Oregon became a state in 1859. The last of these exclusion laws was rendered moot by the 14th Amendment to the U.S. Constitution, ratified in 1868, but the laws had their effect. The Historical Society states that the 1860 census for Oregon “reported 128 African Americans in a total population of 52,465. In 2013, only 2 percent of the Oregon population was Black.”

Duniway’s written legacy includes her weekly human-rights newspaper, The New Northwest, which she edited and published in Portland for sixteen years (1871-1887); The Coming Century, her “Journal of Progress and Reform” (1891-1892); and The Pacific Empire, a Portland weekly she edited for three years (1895-1897). She also wrote an epic poem, David and Anna Matson (1876), an autobiography, Path Breaking (1914); and twenty-two novels.

This book would be ideal to discuss. I can imagine readers contemplating their own stresses, sharing their long-range goals, and identifying ways to maintain equilibrium in their lives. Jenny Duniway reminded me of the heroine of Wilma Dykeman’s novel, The Tall Woman. Like Lydia McQueen, Jenny Duniway transcends time and geography; both are worthy models. No wonder the Oregon Historical Society is celebrating Women Suffragists from now through August 2021 in an exhibit titled “Nevertheless, They Persisted.”
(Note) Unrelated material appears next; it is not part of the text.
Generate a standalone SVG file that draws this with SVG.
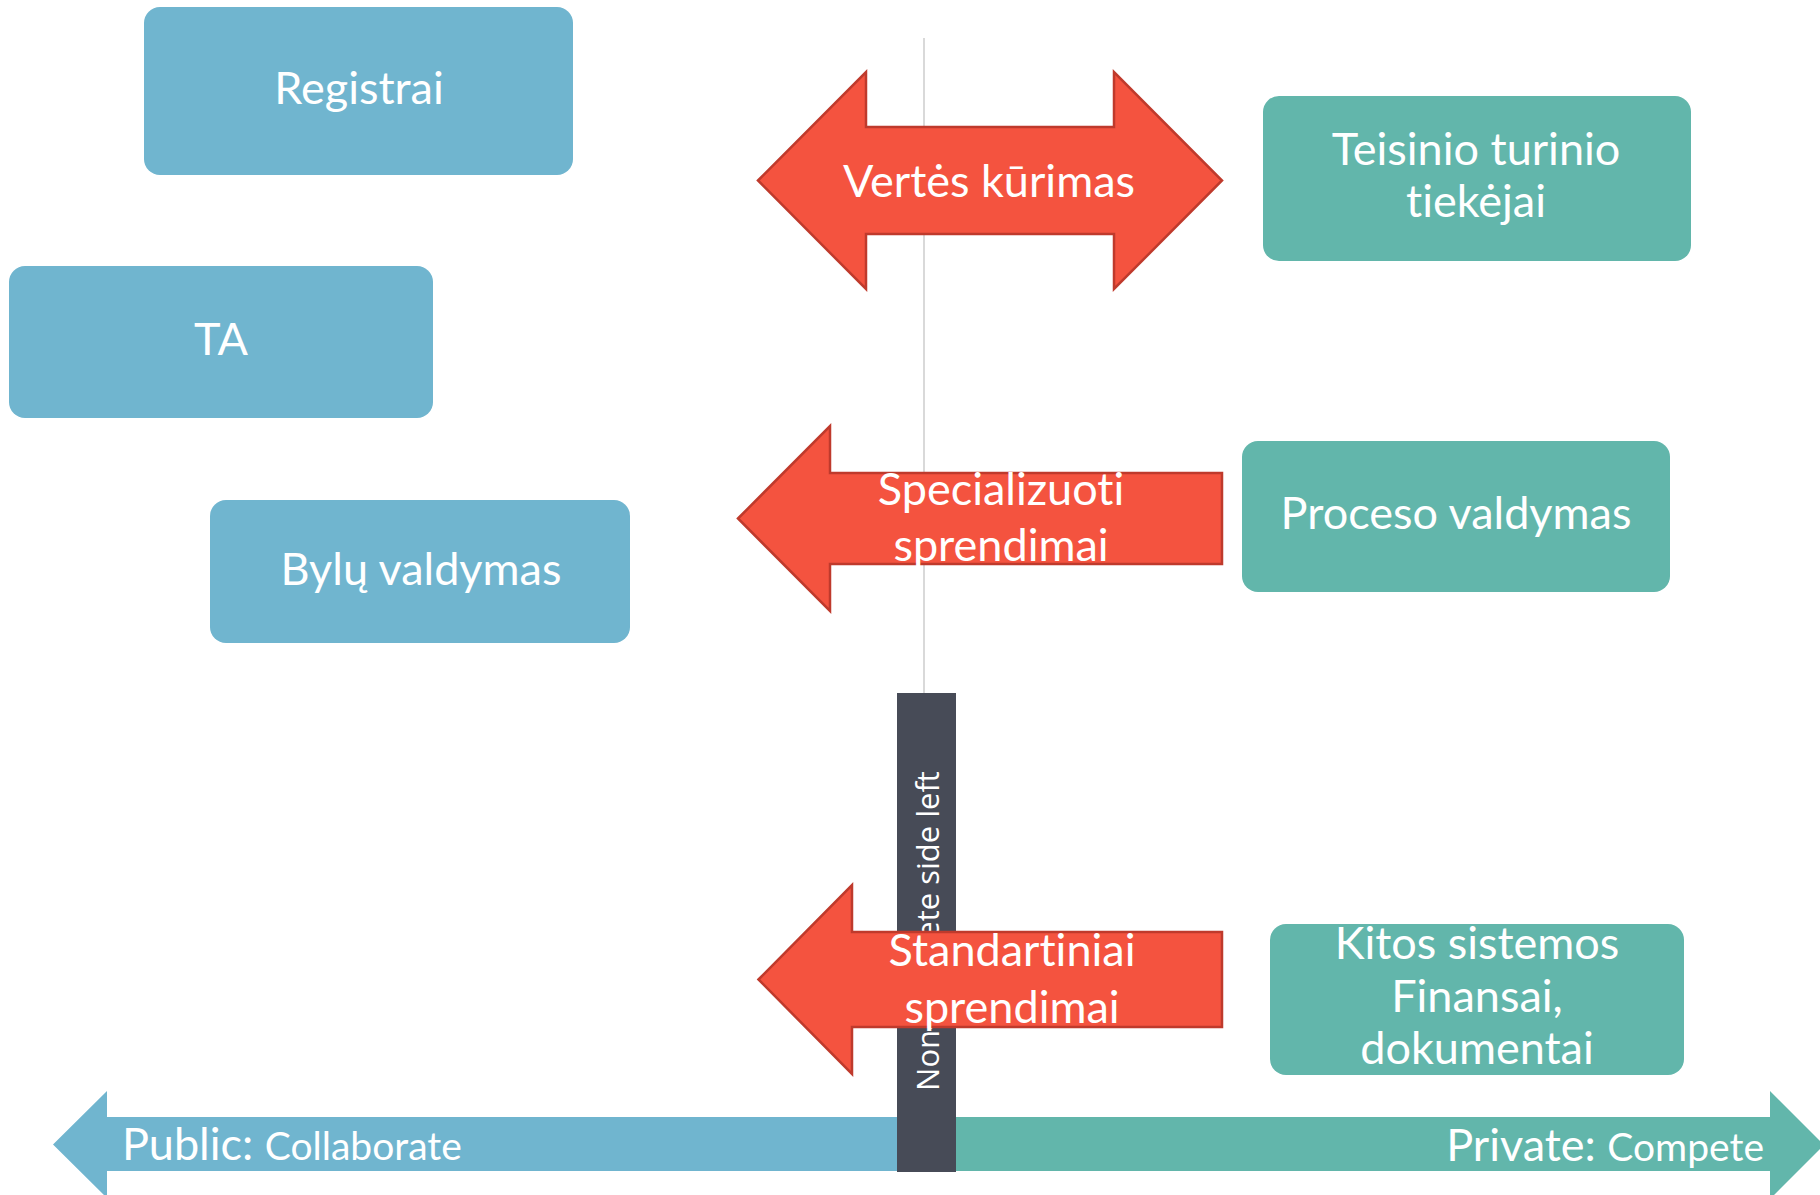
<svg xmlns="http://www.w3.org/2000/svg" width="1820" height="1195" viewBox="0 0 1820 1195">
<style>
.blue{fill:#70B5CF}
.teal{fill:#62B6AB}
.red{fill:#F4533F;stroke:#BF3A2C;stroke-width:2.5}
.lbl{font-family:Lato,"Open Sans",sans-serif;font-size:45px;fill:#fff;text-anchor:middle;font-variant-ligatures:none;font-feature-settings:"liga" 0}
.small{font-size:39px}
</style>
<rect width="1820" height="1195" fill="#fff"/>
<g id="axis">
<line x1="924" y1="38" x2="924" y2="694" stroke="#d9d9d9" stroke-width="2"/>
</g>
<g id="public-arrow">
<path class="blue" d="M53,1144.5 L107,1091 L107,1117 L900,1117 L900,1171 L107,1171 L107,1198 Z"/>
<text x="122" y="1160" class="lbl" style="text-anchor:start">Public: <tspan class="small">Collaborate</tspan></text>
</g>
<g id="private-arrow">
<path class="teal" d="M953,1117 L1770,1117 L1770,1091 L1824,1145 L1770,1199 L1770,1171 L953,1171 Z"/>
<text x="1764" y="1161" class="lbl" style="text-anchor:end">Private: <tspan class="small">Compete</tspan></text>
</g>
<g id="divider">
<rect x="897" y="693" width="59" height="479" fill="#474B57"/>
<text transform="translate(939,931) rotate(-90)" font-family="'Open Sans',sans-serif" font-size="31" fill="#fff" text-anchor="middle">Non-compete side left</text>
</g>
<g id="registrai">
<rect class="blue" x="144" y="7" width="429" height="168" rx="16"/>
<text class="lbl" x="359" y="104">Registrai</text>
</g>
<g id="ta">
<rect class="blue" x="9" y="266" width="424" height="152" rx="16"/>
<text class="lbl" x="221" y="355">TA</text>
</g>
<g id="bylu">
<rect class="blue" x="210" y="500" width="420" height="143" rx="16"/>
<text class="lbl" x="421" y="585">Bylų valdymas</text>
</g>
<g id="teisinio">
<rect class="teal" x="1263" y="96" width="428" height="165" rx="16"/>
<text class="lbl" x="1476" y="165">Teisinio turinio</text>
<text class="lbl" x="1476" y="217">tiekėjai</text>
</g>
<g id="proceso">
<rect class="teal" x="1242" y="441" width="428" height="151" rx="16"/>
<text class="lbl" x="1456" y="529">Proceso valdymas</text>
</g>
<g id="kitos">
<rect class="teal" x="1270" y="924" width="414" height="151" rx="16"/>
<text class="lbl" x="1477" y="959">Kitos sistemos</text>
<text class="lbl" x="1477" y="1012">Finansai,</text>
<text class="lbl" x="1477" y="1064">dokumentai</text>
</g>
<g id="connectors">
<g id="verte">
<path class="red" d="M758,180.5 L866,72 L866,127 L1114,127 L1114,72 L1222,180.5 L1114,289 L1114,234 L866,234 L866,289 Z"/>
<text class="lbl" x="989" y="197">Vertės kūrimas</text>
</g>
<g id="specializuoti">
<path class="red" d="M738,518.5 L830,426 L830,473 L1222,473 L1222,564 L830,564 L830,611 Z"/>
<text class="lbl" x="1001" y="505">Specializuoti</text>
<text class="lbl" x="1001" y="561">sprendimai</text>
</g>
<g id="standartiniai">
<path class="red" d="M758.5,979.5 L852,885 L852,932 L1222,932 L1222,1027 L852,1027 L852,1074 Z"/>
<text class="lbl" x="1012" y="966">Standartiniai</text>
<text class="lbl" x="1012" y="1023">sprendimai</text>
</g>
</g>
</svg>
Born 100 years after Duniway, Gloria Steinem is another persistent crusader for equal treatment for women. In contrast to Duniway, Steinem stayed single most of her life and had no children. She, too, was a journalist. As founder of MS magazine, she brought about positive change for women across the United States and around the world. Last night Steve and I watched The Glorias, a 2020 movie that employed four actresses to portray all she has done in her long life. Gloria herself, now 86, appears at the end.